### PROBLEM
With pictures left out, retype exactly the lines from the one containing "Emit a Python" through the final line of the entries.

### DATASET RECORDS
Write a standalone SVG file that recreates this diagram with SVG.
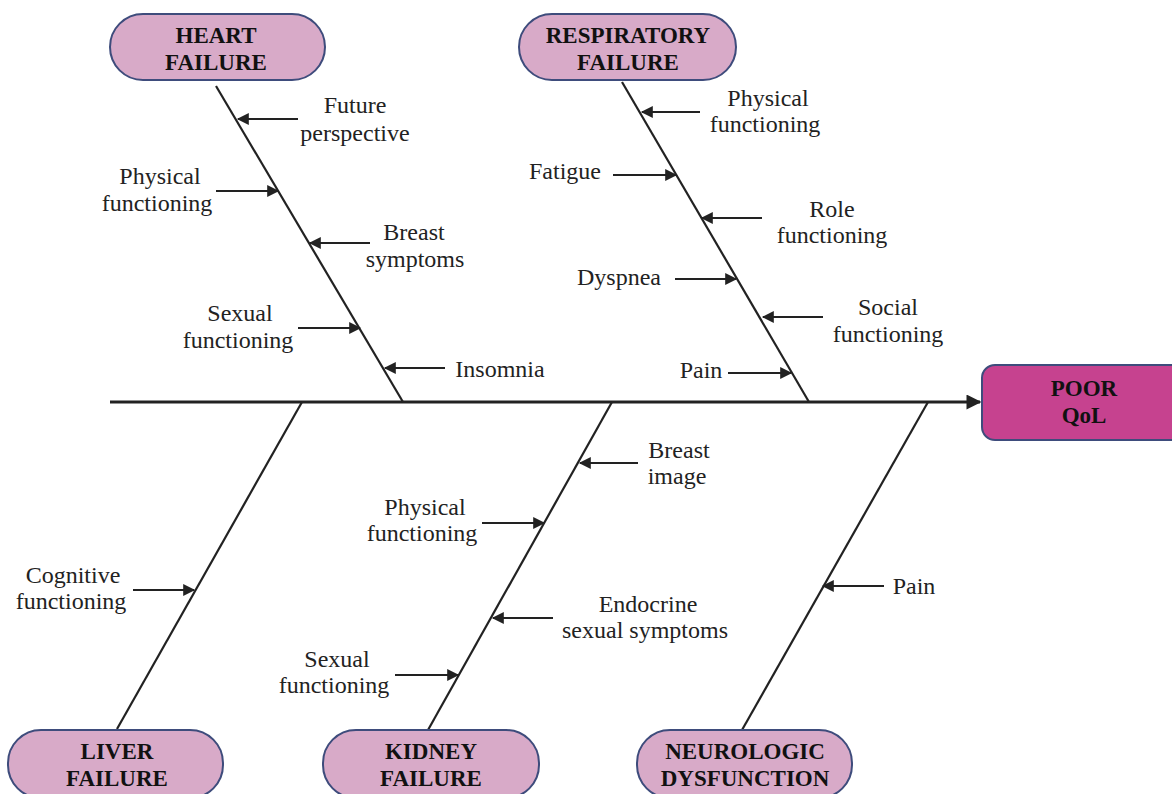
<svg xmlns="http://www.w3.org/2000/svg" width="1172" height="794" viewBox="0 0 1172 794">
<style>
.box{fill:#D8AAC8;stroke:#3E4C7C;stroke-width:2}
.qol{fill:#C6428F;stroke:#3E4C7C;stroke-width:2}
.bt{font-family:"Liberation Serif","Times New Roman",serif;font-weight:bold;font-size:23px;fill:#111;text-anchor:middle}
.t{font-family:"Liberation Serif","Times New Roman",serif;font-size:24px;fill:#222;text-anchor:middle}
.bone{stroke:#222;stroke-width:2.2;fill:none}
.arr{stroke:#222;stroke-width:2.2;fill:none;marker-end:url(#ah)}
</style>
<defs>
<marker id="ah" viewBox="0 0 10 10" refX="9" refY="5" markerWidth="14" markerHeight="12" markerUnits="userSpaceOnUse" orient="auto"><path d="M0,0 L10,5 L0,10 z" fill="#222"/></marker>
<marker id="ahb" viewBox="0 0 10 10" refX="9" refY="5" markerWidth="18" markerHeight="15" markerUnits="userSpaceOnUse" orient="auto"><path d="M0,0 L10,5 L0,10 z" fill="#222"/></marker>
</defs>
<rect width="1172" height="794" fill="#fff"/>
<g id="connectors">
<line x1="110" y1="402" x2="980" y2="402" stroke="#222" stroke-width="3" marker-end="url(#ahb)"/>
<line class="bone" x1="216" y1="86" x2="403" y2="402"/>
<line class="bone" x1="622" y1="82" x2="809" y2="402"/>
<line class="bone" x1="302" y1="402" x2="117" y2="729"/>
<line class="bone" x1="612" y1="402" x2="428" y2="730"/>
<line class="bone" x1="928" y1="402" x2="742" y2="730"/>
<line class="arr" x1="298" y1="119" x2="238" y2="119"/>
<line class="arr" x1="216" y1="191" x2="278" y2="191"/>
<line class="arr" x1="370" y1="243" x2="310" y2="243"/>
<line class="arr" x1="298" y1="328" x2="360" y2="328"/>
<line class="arr" x1="445" y1="368" x2="385" y2="368"/>
<line class="arr" x1="700" y1="112" x2="642" y2="112"/>
<line class="arr" x1="613" y1="175" x2="676" y2="175"/>
<line class="arr" x1="762" y1="218" x2="702" y2="218"/>
<line class="arr" x1="675" y1="279" x2="736" y2="279"/>
<line class="arr" x1="823" y1="317" x2="763" y2="317"/>
<line class="arr" x1="728" y1="373" x2="791" y2="373"/>
<line class="arr" x1="638" y1="463" x2="580" y2="463"/>
<line class="arr" x1="482" y1="523" x2="544" y2="523"/>
<line class="arr" x1="553" y1="618" x2="493" y2="618"/>
<line class="arr" x1="395" y1="675" x2="458" y2="675"/>
<line class="arr" x1="133" y1="590" x2="194" y2="590"/>
<line class="arr" x1="884" y1="586" x2="823" y2="586"/>
</g>
<g id="heart-failure">
<rect class="box" x="110" y="14" width="215" height="66" rx="33"/>
<text class="bt" x="216" y="43">HEART</text>
<text class="bt" x="216" y="70">FAILURE</text>
</g>
<g id="respiratory-failure">
<rect class="box" x="519" y="14" width="217" height="66" rx="33"/>
<text class="bt" x="628" y="43">RESPIRATORY</text>
<text class="bt" x="628" y="70">FAILURE</text>
</g>
<g id="poor-qol">
<rect class="qol" x="982" y="365" width="206" height="75" rx="13"/>
<text class="bt" x="1084" y="396">POOR</text>
<text class="bt" x="1084" y="423">QoL</text>
</g>
<g id="liver-failure">
<rect class="box" x="8" y="730" width="215" height="68" rx="33"/>
<text class="bt" x="117" y="759">LIVER</text>
<text class="bt" x="117" y="786">FAILURE</text>
</g>
<g id="kidney-failure">
<rect class="box" x="323" y="730" width="216" height="68" rx="33"/>
<text class="bt" x="431" y="759">KIDNEY</text>
<text class="bt" x="431" y="786">FAILURE</text>
</g>
<g id="neurologic-dysfunction">
<rect class="box" x="637" y="730" width="215" height="68" rx="33"/>
<text class="bt" x="745" y="759">NEUROLOGIC</text>
<text class="bt" x="745" y="786">DYSFUNCTION</text>
</g>
<g id="labels">
<text class="t" x="355" y="113">Future</text>
<text class="t" x="355" y="141">perspective</text>
<text class="t" x="160" y="184">Physical</text>
<text class="t" x="157" y="211">functioning</text>
<text class="t" x="414" y="240">Breast</text>
<text class="t" x="415" y="267">symptoms</text>
<text class="t" x="240" y="321">Sexual</text>
<text class="t" x="238" y="348">functioning</text>
<text class="t" x="500" y="377">Insomnia</text>
<text class="t" x="768" y="106">Physical</text>
<text class="t" x="765" y="132">functioning</text>
<text class="t" x="565" y="179">Fatigue</text>
<text class="t" x="832" y="217">Role</text>
<text class="t" x="832" y="243">functioning</text>
<text class="t" x="619" y="285">Dyspnea</text>
<text class="t" x="888" y="315">Social</text>
<text class="t" x="888" y="342">functioning</text>
<text class="t" x="701" y="378">Pain</text>
<text class="t" x="679" y="458">Breast</text>
<text class="t" x="677" y="484">image</text>
<text class="t" x="425" y="515">Physical</text>
<text class="t" x="422" y="541">functioning</text>
<text class="t" x="648" y="612">Endocrine</text>
<text class="t" x="645" y="638">sexual symptoms</text>
<text class="t" x="337" y="667">Sexual</text>
<text class="t" x="334" y="693">functioning</text>
<text class="t" x="73" y="583">Cognitive</text>
<text class="t" x="71" y="609">functioning</text>
<text class="t" x="914" y="594">Pain</text>
</g>
</svg>
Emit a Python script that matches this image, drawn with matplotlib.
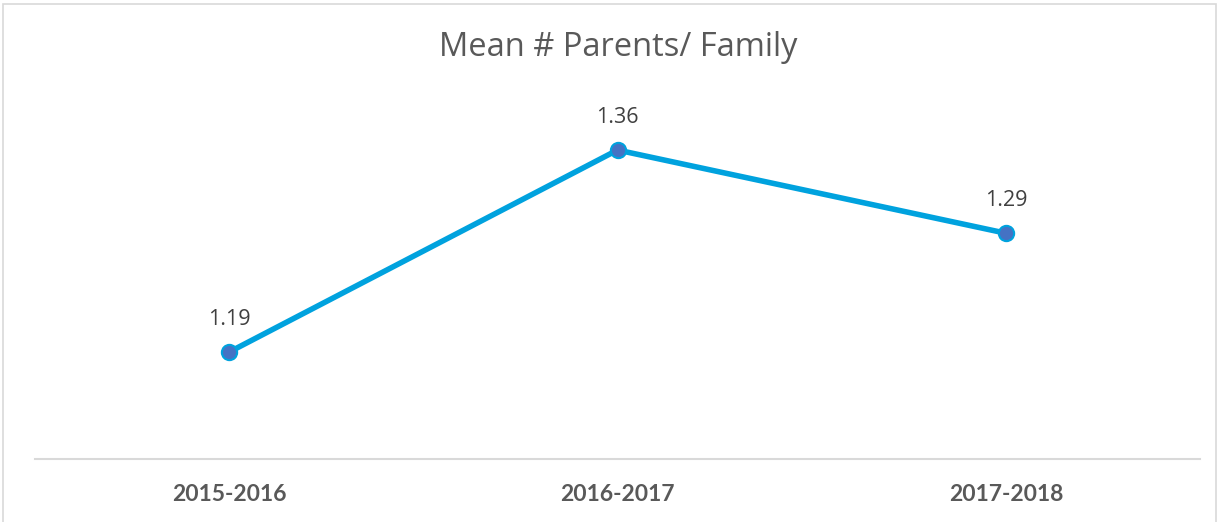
import matplotlib
matplotlib.use("Agg")
import matplotlib.pyplot as plt
from matplotlib.patches import Rectangle

categories = ["2015-2016", "2016-2017", "2017-2018"]
values = [1.19, 1.36, 1.29]
title = "Mean # Parents/ Family"

W, H = 1220, 522
fig = plt.figure(figsize=(W / 100, H / 100), dpi=100)

# chart frame (light grey border, bottom cut off in the source)
fig.patches.append(Rectangle((3 / W, -0.05), 1213 / W, 1.05 - 4 / H, transform=fig.transFigure,
                             fill=False, edgecolor="#d9d9d9", lw=1.2))

ax = fig.add_axes([35 / W, 1 - 459 / H, 1165 / W, (459 - 102.5) / H])
x = range(len(categories))
ax.plot(x, values, color="#00a2de", lw=4.0, marker="o", ms=11,
        mfc="#4472c4", mec="#00a2de", mew=1.5, solid_capstyle="round", zorder=3)
for xi, v in zip(x, values):
    ax.annotate(f"{v:.2f}", (xi, v), xytext=(0, 16), textcoords="offset points",
                ha="center", va="bottom", fontsize=15.5, color="#404040", family="Open Sans")

ax.set_xlim(-0.5, 2.5)
ax.set_ylim(1.1, 1.4)
ax.set_yticks([])
ax.set_xticks(list(x))
ax.set_xticklabels(categories, fontsize=16.5, fontweight="bold", color="#595959", family="Lato")
ax.tick_params(axis="x", length=0, pad=18)
for s in ["top", "right", "left"]:
    ax.spines[s].set_visible(False)
ax.spines["bottom"].set_color("#d9d9d9")
ax.spines["bottom"].set_linewidth(1.5)

fig.text(618 / W, 1 - 48 / H, title, ha="center", va="center", fontsize=23.5,
         color="#595959", family="Open Sans")

fig.savefig("out.png", dpi=100)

### TASK ANSWER
Emit a Python script that matches this image, drawn with matplotlib.
import matplotlib
matplotlib.use("Agg")
import matplotlib.pyplot as plt
from matplotlib.patches import Rectangle

categories = ["2015-2016", "2016-2017", "2017-2018"]
values = [1.19, 1.36, 1.29]
title = "Mean # Parents/ Family"

W, H = 1220, 522
fig = plt.figure(figsize=(W / 100, H / 100), dpi=100)

# chart frame (light grey border, bottom cut off in the source)
fig.patches.append(Rectangle((3 / W, -0.05), 1213 / W, 1.05 - 4 / H, transform=fig.transFigure,
                             fill=False, edgecolor="#d9d9d9", lw=1.2))

ax = fig.add_axes([35 / W, 1 - 459 / H, 1165 / W, (459 - 102.5) / H])
x = range(len(categories))
ax.plot(x, values, color="#00a2de", lw=4.0, marker="o", ms=11,
        mfc="#4472c4", mec="#00a2de", mew=1.5, solid_capstyle="round", zorder=3)
for xi, v in zip(x, values):
    ax.annotate(f"{v:.2f}", (xi, v), xytext=(0, 16), textcoords="offset points",
                ha="center", va="bottom", fontsize=15.5, color="#404040", family="Open Sans")

ax.set_xlim(-0.5, 2.5)
ax.set_ylim(1.1, 1.4)
ax.set_yticks([])
ax.set_xticks(list(x))
ax.set_xticklabels(categories, fontsize=16.5, fontweight="bold", color="#595959", family="Lato")
ax.tick_params(axis="x", length=0, pad=18)
for s in ["top", "right", "left"]:
    ax.spines[s].set_visible(False)
ax.spines["bottom"].set_color("#d9d9d9")
ax.spines["bottom"].set_linewidth(1.5)

fig.text(618 / W, 1 - 48 / H, title, ha="center", va="center", fontsize=23.5,
         color="#595959", family="Open Sans")

fig.savefig("out.png", dpi=100)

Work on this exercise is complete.